* _To do_
Write out each line in which the string "with" is present.

* _Supplied information_
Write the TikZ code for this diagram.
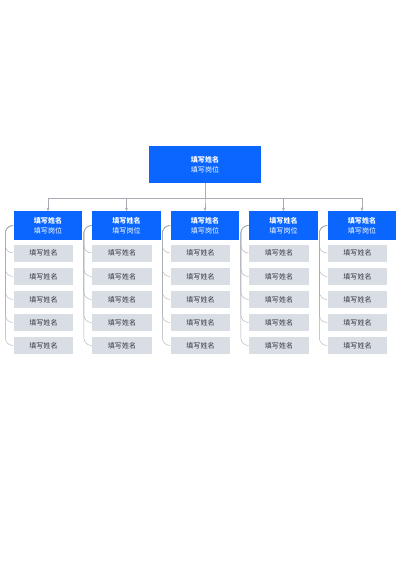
\documentclass[tikz,border=0pt]{standalone}
\usepackage{fontspec}
\setmainfont{Noto Sans CJK SC}
\usetikzlibrary{arrows.meta}
\definecolor{boxblue}{HTML}{0A66FF}
\definecolor{boxgray}{HTML}{D9DDE4}
\definecolor{linegray}{HTML}{A8ACB3}
\definecolor{namegray}{HTML}{33363C}
\tikzset{
  leadbox/.style={fill=boxblue, text=white, align=center, inner sep=0pt, font=\fontsize{10.5}{15.5}\selectfont},
  bossbox/.style={leadbox, minimum width=5.88cm, minimum height=1.9425cm},
  headbox/.style={leadbox, minimum width=3.6225cm, minimum height=1.5cm},
  member/.style={fill=boxgray, text=namegray, minimum width=3.15cm, minimum height=0.8925cm, inner sep=0pt, font=\fontsize{10.5}{12}\selectfont},
  link/.style={draw=linegray, line width=0.6pt},
}
\begin{document}
\begin{tikzpicture}[x=0.0525cm, y=-0.0525cm]
            \useasboundingbox (0,0) rectangle (400,566);
            {
            
            % Drawing box of the chief
            \node [bossbox] (boss) at (205,164.5) {\textbf{填写姓名}\\填写岗位};%
            
            % Drawing the five groups, each with its leader and members
            \foreach \i/\cx in {1/48,2/126.5,3/205,4/283.5,5/362} {
              \node [headbox] (head\i) at (\cx,225.5) {\textbf{填写姓名}\\填写岗位};%
              \draw [link,-{Stealth[length=5pt,width=4.5pt]}] (boss.south) -- ++(0,15) -| (head\i.north);%
              \foreach \j/\cy in {1/253,2/276.5,3/299.5,4/322.5,5/345.5} {
                \node [member] (member\i\j) at (\cx-4.5,\cy) {填写姓名};%
                \draw [link,rounded corners=0.4cm] (head\i.west) -- ++(-8,0) |- (member\i\j.west);%
              }
            }
            }
\end{tikzpicture}
\end{document}
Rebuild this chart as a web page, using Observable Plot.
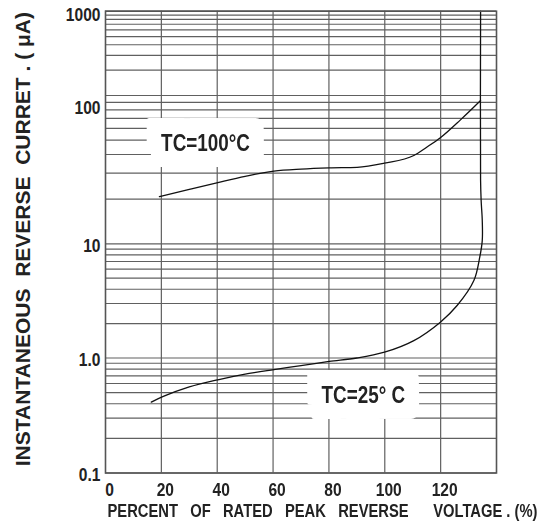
<!DOCTYPE html>
<html><head><meta charset="utf-8">
<script src="https://cdn.jsdelivr.net/npm/d3@7"></script>
<script src="https://cdn.jsdelivr.net/npm/@observablehq/plot@0.6"></script>
<style>
html,body{margin:0;padding:0;background:#fff;}
#chart svg text{white-space:pre;}
</style></head><body><div id="chart"></div>
<script>
// ---- data ----
const voltPct100 = [19.3, 30.0, 40.6, 50.0, 60.3, 70.0, 80.1, 90.1, 99.9, 110.4, 115.0, 119.9, 127.1, 134.3];
const current100 = [20.8, 23.3, 26.0, 28.5, 30.9, 31.9, 32.5, 32.8, 35.0, 39.4, 44.8, 51.9, 68.5, 92.5];

const voltPct25 = [16.4, 20.7, 30.0, 40.6, 50.0, 60.3, 70.0, 80.1, 90.0, 99.9, 110.4, 119.9, 125.9, 131.9, 134.0, 134.9, 134.9, 134.5, 134.3, 134.3];
const current25 = [0.413, 0.463, 0.56, 0.650, 0.725, 0.794, 0.86, 0.933, 1.00, 1.124, 1.42, 2.06, 2.88, 4.77, 7.63, 10.5, 14.4, 19.6, 26.7, 1000];

const xTicks = [0, 20, 40, 60, 80, 100, 120];
const xGrid = [20, 40, 60, 80, 100, 120];
const yDecades = [0.1, 1, 10, 100, 1000];
const yTickLabels = ["0.1", "1.0", "10", "100", "1000"];
const gridMultipliers = [1, 2, 3, 4, 5, 6, 7, 8, 9];

const curveLabels = ["TC=100\u00B0C", "TC=25\u00B0 C"];
const curveLabelX = [35.8, 92.3];
const curveLabelY = [47.5, 0.472];

const xTitle = "PERCENT   OF   RATED   PEAK   REVERSE      VOLTAGE . (%)";
const yTitle = "INSTANTANEOUS  REVERSE  CURRET . ( \u03BCA)";

// ---- derived tables ----
const yGrid = yDecades.slice(0, 4).flatMap(d => gridMultipliers.map(m => m * d)).concat([1000]);
const hot = voltPct100.map((v, i) => ({v, c: current100[i]}));
const cold = voltPct25.map((v, i) => ({v, c: current25[i]}));
const labels = curveLabels.map((t, i) => ({t, x: curveLabelX[i], y: curveLabelY[i]}));

const sans = '"Liberation Sans",Arial,sans-serif';
const gridColor = "#606060";
const tickFmt = d => yTickLabels[yDecades.indexOf(d)];

const chart = Plot.plot({
  width: 546,
  height: 528,
  marginLeft: 105, marginRight: 50, marginTop: 10.7, marginBottom: 55.5,
  style: {background: "#fff", fontFamily: sans, color: "#222"},
  x: {domain: [0, 140], range: [105, 496]},
  y: {type: "log", domain: yDecades, range: [472.5, 357.5, 243.3, 95, 10.7]},
  marks: [
    Plot.ruleY(yGrid, {stroke: gridColor, strokeWidth: 1.2}),
    Plot.ruleX(xGrid, {stroke: gridColor, strokeWidth: 1.2}),
    // white backing box behind each curve label (the label glyphs, dilated by a filter below)
    Plot.text(labels, {x: "x", y: "y", text: "t", fontSize: 23, fontWeight: "bold",
      fill: "white", stroke: "white", strokeWidth: 6}),
    Plot.line(hot, {x: "v", y: "c", curve: "monotone-x", stroke: "#111", strokeWidth: 1.3}),
    Plot.line(cold, {x: "v", y: "c", curve: "catmull-rom", stroke: "#111", strokeWidth: 1.3}),
    Plot.text(labels, {x: "x", y: "y", text: "t", fontSize: 23, fontWeight: "bold", fill: "#222"}),
    Plot.frame({stroke: "#555", strokeWidth: 1.6}),
    Plot.axisX(xTicks, {tickSize: 0, tickPadding: 10, dx: 4, fontSize: 19, fontWeight: "bold", label: null}),
    Plot.axisY([10, 1, 0.1], {tickSize: 0, tickPadding: 5, dy: 2, fontSize: 19, fontWeight: "bold", label: null, tickFormat: tickFmt}),
    Plot.axisY([100], {tickSize: 0, tickPadding: 5, dy: 12, fontSize: 19, fontWeight: "bold", label: null, tickFormat: tickFmt}),
    Plot.axisY([1000], {tickSize: 0, tickPadding: 5, dy: 4, fontSize: 19, fontWeight: "bold", label: null, tickFormat: tickFmt}),
    Plot.text([xTitle], {frameAnchor: "bottom-left", textAnchor: "start", lineAnchor: "middle",
      dx: 2, dy: 38.5, fontSize: 18, fontWeight: "bold", fill: "#222"}),
    Plot.text([yTitle], {frameAnchor: "left", textAnchor: "middle", lineAnchor: "middle", rotate: -90, dx: -82, dy: -3,
      fontSize: 21, fontWeight: "bold", fill: "#222"})
  ]
});

// narrow (condensed) lettering like the reference: squeeze glyphs horizontally about their anchor
d3.select(chart).selectAll("text").each(function () {
  const tr = this.getAttribute("transform");
  if (!tr || /rotate/.test(tr)) return;
  this.setAttribute("transform", tr + " scale(0.82,1)");
});

// rectangular white box: dilate the white label glyphs with a rectangular kernel
const svg = d3.select(chart);
const defs = svg.insert("defs", ":first-child");
defs.append("filter").attr("id", "labelBox")
  .attr("filterUnits", "userSpaceOnUse")
  .attr("x", 0).attr("y", 0).attr("width", 546).attr("height", 528)
  .append("feMorphology").attr("operator", "dilate").attr("radius", "12 13");
svg.selectAll('g[aria-label="text"]')
  .filter(function () { return this.getAttribute("fill") === "white"; })
  .attr("filter", "url(#labelBox)");

document.getElementById("chart").append(chart);
</script>
</body></html>
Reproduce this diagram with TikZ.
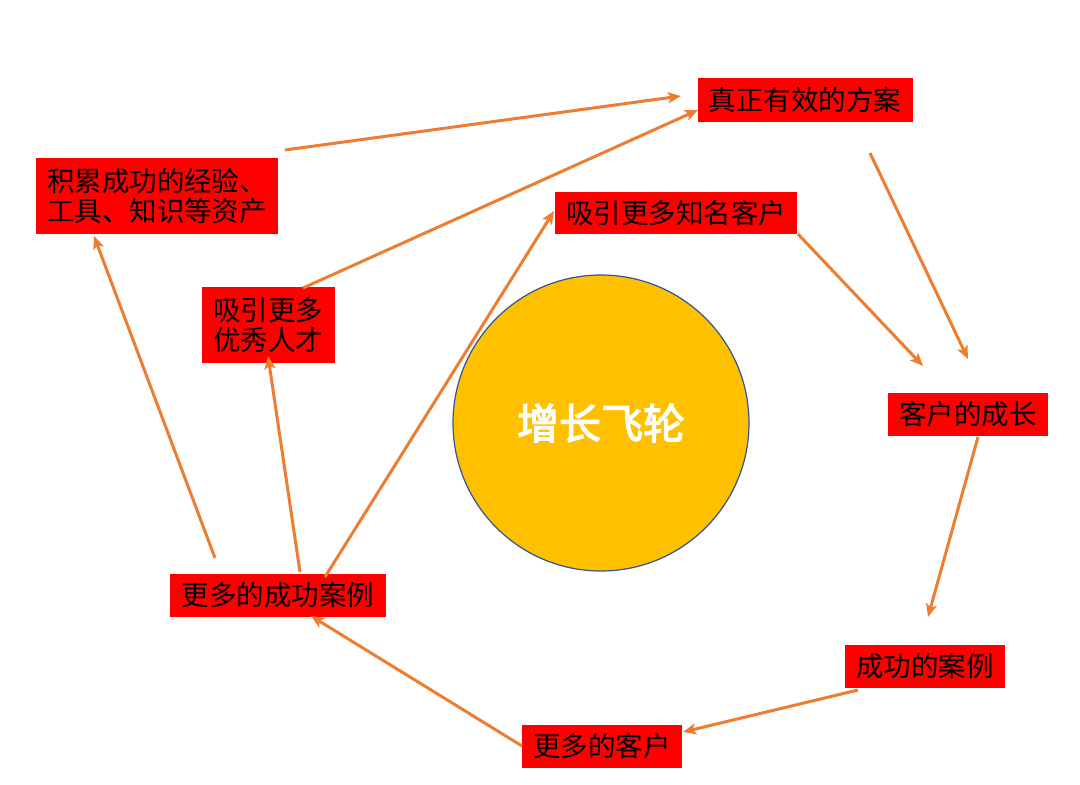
\documentclass[tikz,border=0pt]{standalone}
\usepackage{fontspec}
\usetikzlibrary{arrows.meta}
\newfontfamily\cjk{Noto Sans CJK SC}
\newfontfamily\cjkbold{Noto Sans CJK SC}[FakeBold=3]
\definecolor{boxred}{HTML}{FF0000}
\definecolor{arrorange}{HTML}{ED7D31}
\definecolor{wheel}{HTML}{FFC000}
\definecolor{wheeledge}{HTML}{2F5597}
\tikzset{
  redbox/.style={fill=boxred, draw=none, inner sep=0pt, align=left,
    font=\cjk\fontsize{27.5}{30}\selectfont, text=black},
  flow/.style={draw=arrorange, line width=3pt,
    -{Stealth[length=13pt,width=11pt,inset=3pt]}},
}
\begin{document}
\begin{tikzpicture}[x=1pt,y=-1pt]
\useasboundingbox (0,0) rectangle (1080,785);
% wheel
\node[circle, fill=wheel, draw=wheeledge, line width=1.2pt, minimum size=296pt,
  inner sep=0pt, font=\cjkbold\fontsize{42}{46}\selectfont, text=white] (wheel) at (601,423) {增长飞轮};
% boxes
\node[redbox, minimum width=215pt, minimum height=44pt] (plan) at (805,100) {真正有效的方案};
\node[redbox, text width=220pt, inner xsep=11pt, minimum height=76pt] (accum) at (157,196) {积累成功的经验、\\工具、知识等资产};
\node[redbox, minimum width=242pt, minimum height=42pt] (famous) at (676,213) {吸引更多知名客户};
\node[redbox, minimum width=133pt, minimum height=76pt] (talent) at (268,325) {吸引更多\\优秀人才};
\node[redbox, minimum width=160pt, minimum height=43pt] (growth) at (968,414) {客户的成长};
\node[redbox, minimum width=216pt, minimum height=43pt] (morecases) at (278,595) {更多的成功案例};
\node[redbox, minimum width=160pt, minimum height=43pt] (cases) at (925,666) {成功的案例};
\node[redbox, minimum width=160pt, minimum height=43pt] (moreclients) at (602,746) {更多的客户};
% connector ends
\coordinate (a1s) at (285,150);  \coordinate (a1e) at (681,96);
\coordinate (a2s) at (303,288);  \coordinate (a2e) at (698,110);
\coordinate (a3s) at (870,153);  \coordinate (a3e) at (968,359);
\coordinate (a4s) at (798,234);  \coordinate (a4e) at (923,366);
\coordinate (a5s) at (978,437);  \coordinate (a5e) at (928,617);
\coordinate (a6s) at (858,690);  \coordinate (a6e) at (683,732);
\coordinate (a7s) at (522,746);  \coordinate (a7e) at (311,616);
\coordinate (a8s) at (215,558);  \coordinate (a8e) at (94,236);
\coordinate (a9s) at (300,572);  \coordinate (a9e) at (268,356);
\coordinate (a10s) at (325,577); \coordinate (a10e) at (554,211);
% connectors
\draw[flow] (a1s) -- (a1e);
\draw[flow] (a2s) -- (a2e);
\draw[flow] (a3s) -- (a3e);
\draw[flow] (a4s) -- (a4e);
\draw[flow] (a5s) -- (a5e);
\draw[flow] (a6s) -- (a6e);
\draw[flow] (a7s) -- (a7e);
\draw[flow] (a8s) -- (a8e);
\draw[flow] (a9s) -- (a9e);
\draw[flow] (a10s) -- (a10e);
\end{tikzpicture}
\end{document}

* _Output of the exercise_
            % Drawing the five groups, each with its leader and members
// rectangular white box: dilate the white label glyphs with a rectangular kernel
Reproduce this diagram with TikZ.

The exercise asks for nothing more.